Median prices edged up slightly to $398,000, a modest gain from prior months. Year over year, the increase hovers around 1% to 2%, the smallest in a while. Added supply keeps gains in check, while steady wages and low unemployment at 4.1% help some afford payments. Regional splits show the South and Midwest posting stronger sales, while the Northeast and West lag.

Homes now take longer to sell. Time on market stretched as inventory grew, with listings sitting five to ten days more than last year in many areas. Buyers shop carefully, negotiating terms or waiting for rate drops. Sellers respond with incentives like rate buydowns or repairs, showing up in about a third of closed deals. This shift favors buyers compared to 2021s rapid turnover.

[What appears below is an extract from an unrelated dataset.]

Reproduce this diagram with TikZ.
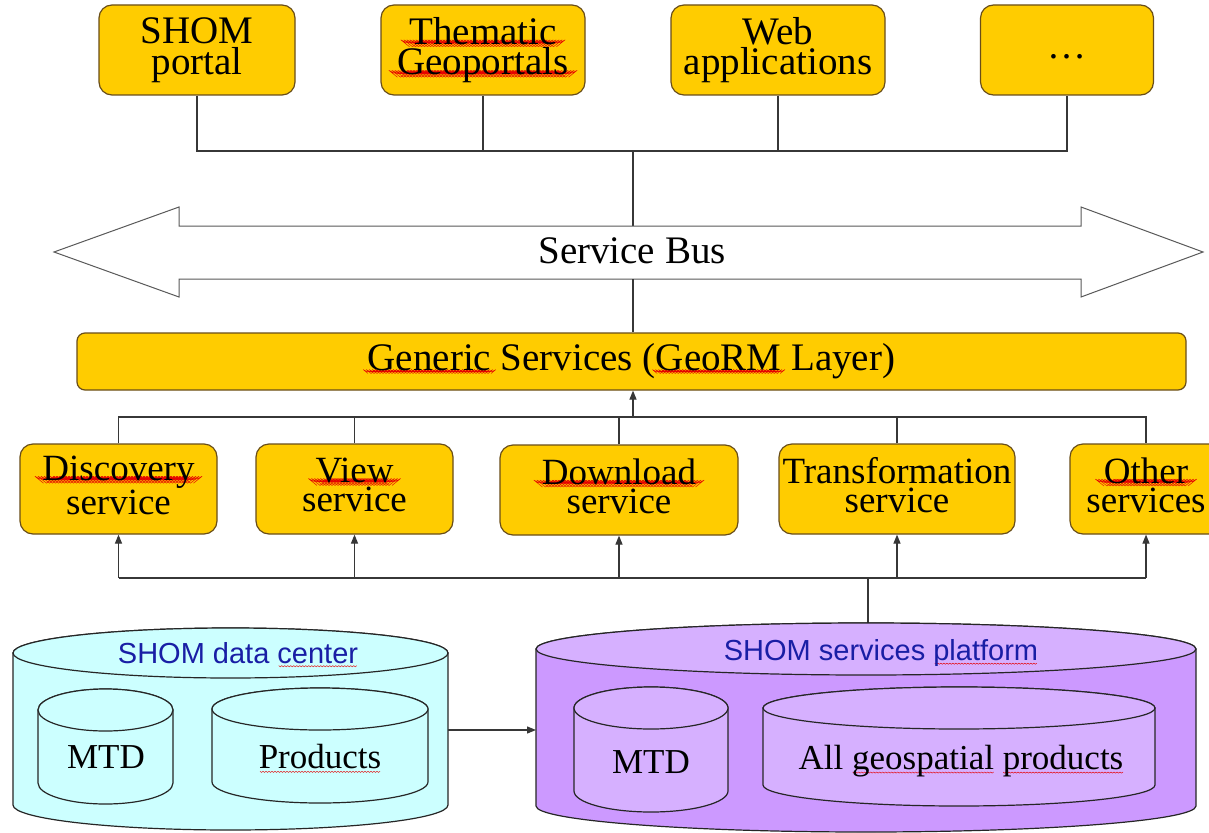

Mortgage rates factor heavily. The average 30 year fixed rate held near 6.7% through February, pushing monthly payments on a median home to about $2,600 with 20% down. Applications ticked up 4% recently, tied to brief dips below 6.5%. If the Federal Reserve eases policy as projected, lower rates could spur more activity by spring.

Buyer makeup adds context. First timers accounted for 28% of sales, below the 32% norm, due to down payment hurdles. Repeat buyers led at 56%, tapping home equity for upgrades. Investors took 16%, eyeing rentals with vacancy rates near 6%. All cash deals made up 28%, often from retirees or flippers avoiding financing.

Regional patterns vary. The South saw sales rise 3% month over month, fueled by migration and job growth. Midwest gains offset Northeast weakness from winter storms. Western markets balance high prices with inventory upticks below $500,000, aiding entry level demand. These differences highlight how weather, jobs, and affordability shape local paces.

Economic ties run deep. Housing drives 15% to 18% of GDP through construction, furnishings, and services. February’s uptick supports retail from appliances to decor. With inflation at 2.4% and jobs solid, consumers commit despite affordability strains. Credit tightens for lower scores, though, capping wider entry.

Policy plays a role too. Expanded tax credits for energy upgrades appear in 15% of sales, nudging efficiency. Zoning tweaks in some states aim to add supply over time. Pending sales rose 4.2% year over year, the highest in months, signaling contracts building for March closings.

February’s data paints steady progress. Sales rebound, supply expands, prices stabilize, and sales times lengthen. Buyers hold more power, sellers adjust, and the market tilts toward balance. Job reports and rate moves ahead will shape the spring outlook.